Interactive query analysis for (Hadoop scale data) has recently attracted the attention of many companies and open source developers – some examples include Cloudera’s Impala, Shark, Pivotal’s HAWQ, Hadapt, CitusDB, Phoenix, Sqrrl, Redshift, and BigQuery. These solutions use distributed computing, and a combination of other techniques including data co-partitioning, caching (into main memory), runtime code generation, and columnar storage.
One approach that hasn’t been exploited as much is sampling. By this I mean employing samples to generate approximate answers, and speed up execution. Database researchers have written papers on approximate answers, but few working (downloadable) systems are actually built on this approach.

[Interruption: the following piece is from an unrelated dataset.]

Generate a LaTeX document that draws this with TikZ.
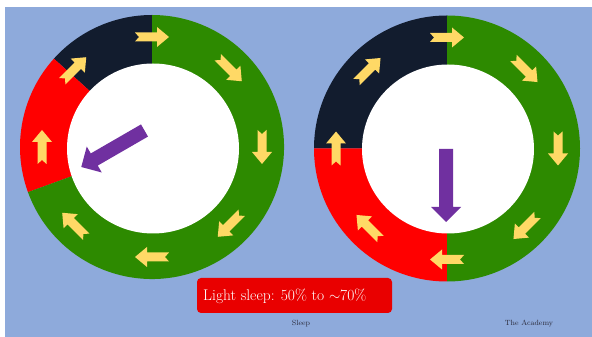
\documentclass[tikz,border=0pt]{standalone}
\usepackage{xcolor}
\definecolor{bgblue}{HTML}{8EAADB}
\definecolor{navyc}{HTML}{121C2E}
\definecolor{greenc}{HTML}{2D8A00}
\definecolor{redc}{HTML}{FF0000}
\definecolor{yellowc}{HTML}{FFD966}
\definecolor{purplec}{HTML}{7030A0}
\definecolor{labelred}{HTML}{E90000}
\definecolor{smalltext}{HTML}{2A2A3A}
\tikzset{
  yarrow/.pic={\fill[yellowc] (-17,4.5) -- (5,4.5) -- (5,10) -- (17,0) -- (5,-10) -- (5,-4.5) -- (-17,-4.5) -- (-13,0) -- cycle;},
  parrow/.pic={\fill[purplec] (0,7) -- (58,7) -- (58,15) -- (73,0) -- (58,-15) -- (58,-7) -- (0,-7) -- cycle;},
  smalllabel/.style={text=smalltext, font=\fontsize{7.5}{9}\selectfont, inner sep=0pt}
}
\begin{document}
\begin{tikzpicture}[x=1pt,y=1pt]
\useasboundingbox (0,0) rectangle (592,337);
\fill[white] (0,0) rectangle (592,337);
\fill[bgblue] (5,0) rectangle (592,330);

% left dial
\coordinate (L) at (152,190);
\fill[navyc] (L) -- ++(90:132) arc[start angle=90,end angle=138,radius=132] -- cycle;
\fill[redc] (L) -- ++(138:132) arc[start angle=138,end angle=200,radius=132] -- cycle;
\fill[greenc] (L) -- ++(200:132) arc[start angle=200,end angle=450,radius=132] -- cycle;
\fill[white] (153,188.5) ellipse[x radius=86,y radius=85];
\foreach \a in {90,45,0,-45,-90,-135,180,135}
  \pic[rotate=\a-90] at ([shift={(\a:110)}]L) {yarrow};
\pic[rotate=210] at (144.5,206.5) {parrow};

% right dial
\coordinate (R) at (447,188.5);
\fill[navyc] (R) -- ++(90:133) arc[start angle=90,end angle=180,radius=133] -- cycle;
\fill[redc] (R) -- ++(180:133) arc[start angle=180,end angle=270,radius=133] -- cycle;
\fill[greenc] (R) -- ++(-90:133) arc[start angle=-90,end angle=90,radius=133] -- cycle;
\fill[white] (448,188) ellipse[x radius=86,y radius=84.5];
\foreach \a in {90,45,0,-45,-90,-135,180,135}
  \pic[rotate=\a-90] at ([shift={(\a:111)}]R) {yarrow};
\pic[rotate=-90] at (446,188) {parrow};

% label
\node[fill=labelred, rounded corners=4pt, minimum width=195pt, minimum height=35pt, inner sep=0pt] (box) at (294.5,41.5) {};
\node[anchor=base west, text=white, font=\fontsize{15.5}{18}\selectfont, inner sep=0pt] (lbl) at (203,36) {Light sleep: 50\% to $\sim$70\%};
\node[smalllabel] (sleep) at (301,13) {Sleep};
\node[smalllabel] (acad) at (529,13) {The Academy};
\end{tikzpicture}
\end{document}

Approximate query engine from U.C. Berkeley’s Amplab
An interesting, open source database released yesterday0 uses sampling to scale to big data. BlinkDB is a massively-parallel, approximate query system from UC Berkeley’s Amplab. It uses a series of data samples to generate approximate answers. Users compose queries by specifying either error bounds or time constraints, BlinkDB uses sufficiently large random samples to produce answers. Because random samples are stored in memory1, BlinkDB is able to provide interactive response times:
Decision making and uncertainty
BlinkDB uses sampling to provide fast query response times. A side-effect is that query results are accompanied by error bars2. While it’s not the central goal of BlinkDB, approximate query systems change (in a good way) how decision makers think of business intelligence. Since answers in BlinkDB come with error bars, focus shifts from obsessing over the “one true answer”, to recognizing that variability and noise are present in data sets3. This requires a certain amount of reorientation as error representation lead to more nuanced discussions (imagine a scenario4 where an error bar spans a region between “fine” and “disaster”).
Sampling as an alternative
As data sets continue to grow, other interactive query systems may start adopting the sampling approach central to BlinkDB. Other areas of data science routinely use sampling: stats students learn early on the difference between a “statistic” & a “parameter”. Within machine-learning, a popular approach to scaling up algorithms is sampling5. When prototyping a data processing pipeline, I sometimes use small random samples to get a sense6 of the data. Sampling is also starting to appear in commercial big data systems. Users of Datameer build their analysis workflows using samples, and when they’re ready, run their MapReduce jobs against massive data sets.